Most will argue that Wales have got the easiest of starts but minnows Italy will provide a tough opening match for the champions.
The Welsh squad is strong and they can boast with some of the best players in the world. According to Moore, they have the potential "match-winning" players and that will prove to be important as the tournament goes on.
Wales know that winning your opening game is the most important factor in this tournament and they'll be up for it on Saturday. Italy started last year's tournament with a win over France and they'll be hoping to repeat that opening game luck, and they will be dangerous opponents.
The Italians will be hoping for post-Lions' fatigue on the part of their opponents. But Wales coach Warren Gatland has said the Welsh will be looking for a good start, per Sky Sports, and he doesn't want a repeat of last year when they started slowly.

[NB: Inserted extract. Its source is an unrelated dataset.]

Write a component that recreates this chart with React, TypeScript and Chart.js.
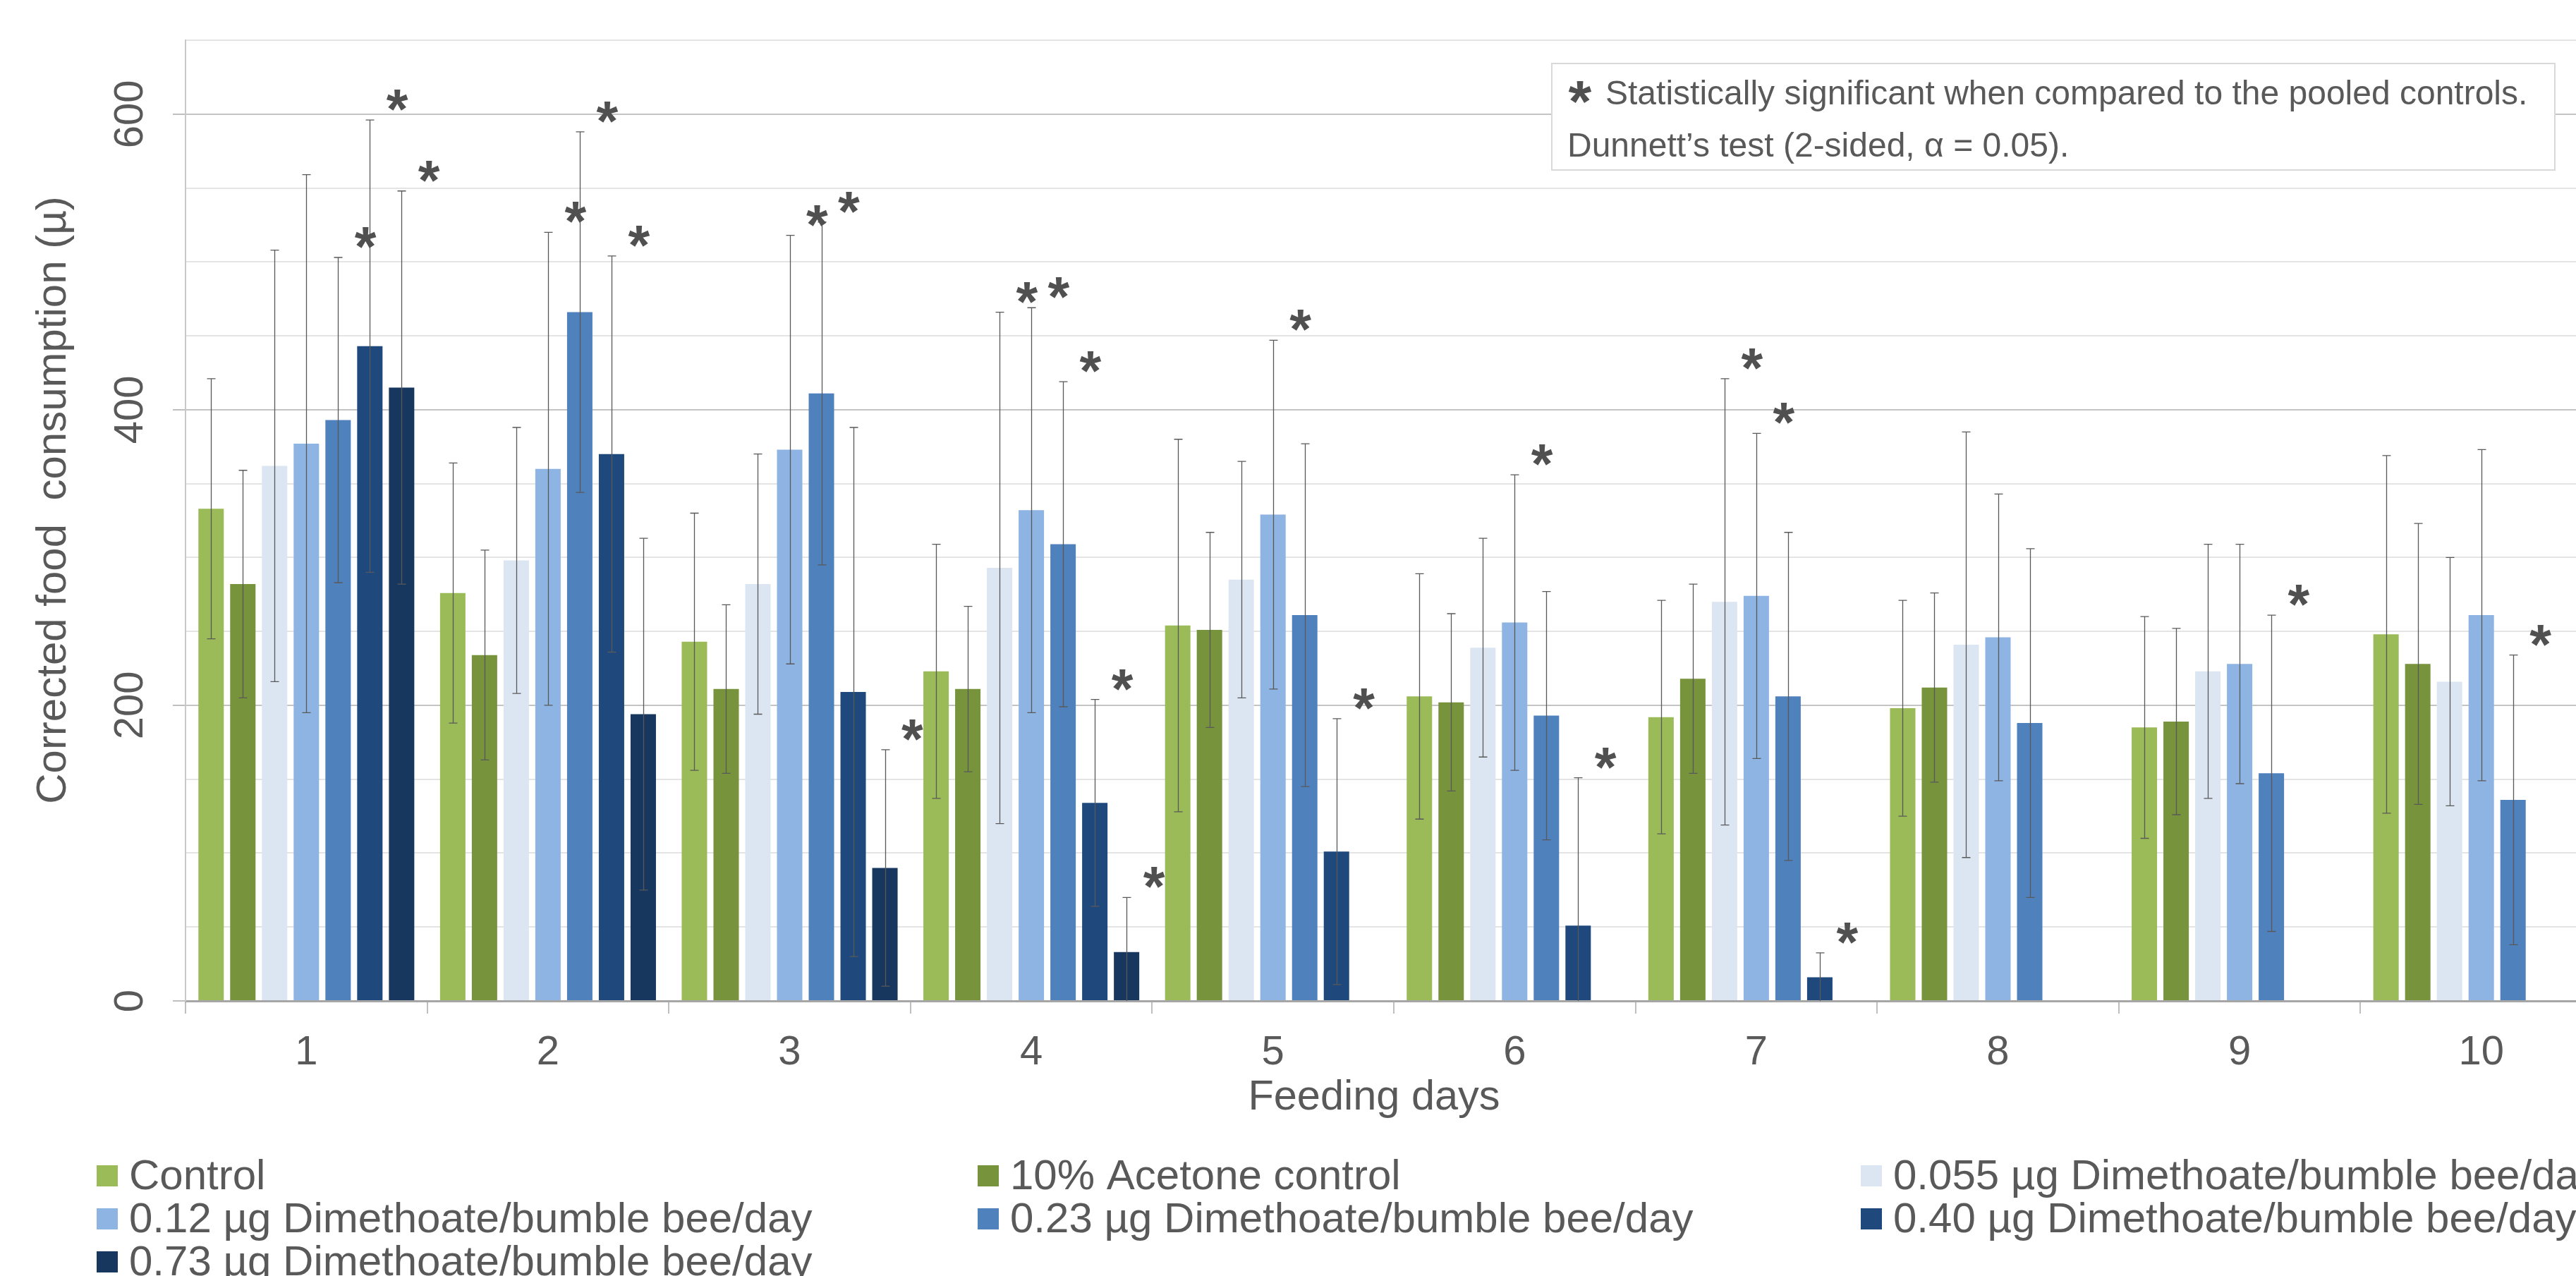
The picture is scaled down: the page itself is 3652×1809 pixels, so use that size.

"We are looking for a good start, we started slowly last year and know we need to be ready from the off," he said.
Sam Warburton will be on the bench and Second row Alun Wyn Jones will lead the side. Wales are the favourites, and they'll show why in this opening fixture.
France vs. England
This is definitely the tastiest fixture of the opening round of games. England begin their Six Nations campaign with a tough away fixture with both teams trying their hardest to avoid defeat to their nearest rivals.
Despite being last year's Wooden Spoon winners, the French hope for a renaissance of sorts and will have their tails up.
England will have to turn Saturday's game against France from a fixture they would rather not have had to one that they are happy to play so early.
"The only real positive of having such a difficult opening game for England is that if you have to play away against the French it is preferable to do so at the start of the tournament rather than the end," says Moore.
The battle for dominance between England and France will lie in the middle of the park. French coach Philippe Saint-Andre has admitted being under pressure, Planet Rugby reported, but on Saturday he will be placing his hopes on Wesley Fofana and Mathieu Bastareaud.
In 2013 in all Tests, the French mustered just two wins (Tonga being the other victory), a draw and eight defeats, per Planet Rugby.
However, with the pressure on the French coach, they may well just edge this one with home advantage playing a big role.
Ireland vs. Scotland
With Vern Cotter soon to replace the interim coach, this will be Scott Johnson's last Six Nations tournament as his Scottish side go to the Aviva Stadium and he'll be hoping to go out with a bang.
Meanwhile Ireland head coach Joe Schmidt will go into what is his first-ever Six Nations tournament desperate for his side to turn their home ground into a fortress. This will be vital if they are to be a threat throughout the tournament, reported the Six Nations website:
If we could defend the Aviva that would be great. If we manage an away victory against either England or France, as well, then that would put us in the mix for a shot at being in the top two.
The game might come too early for Scotland's hotly tipped star Matt Scott, who has been out of action since the autumn victory over Japan but should the Tartan Army remain strong and resilient, they'll give Ireland a tough game.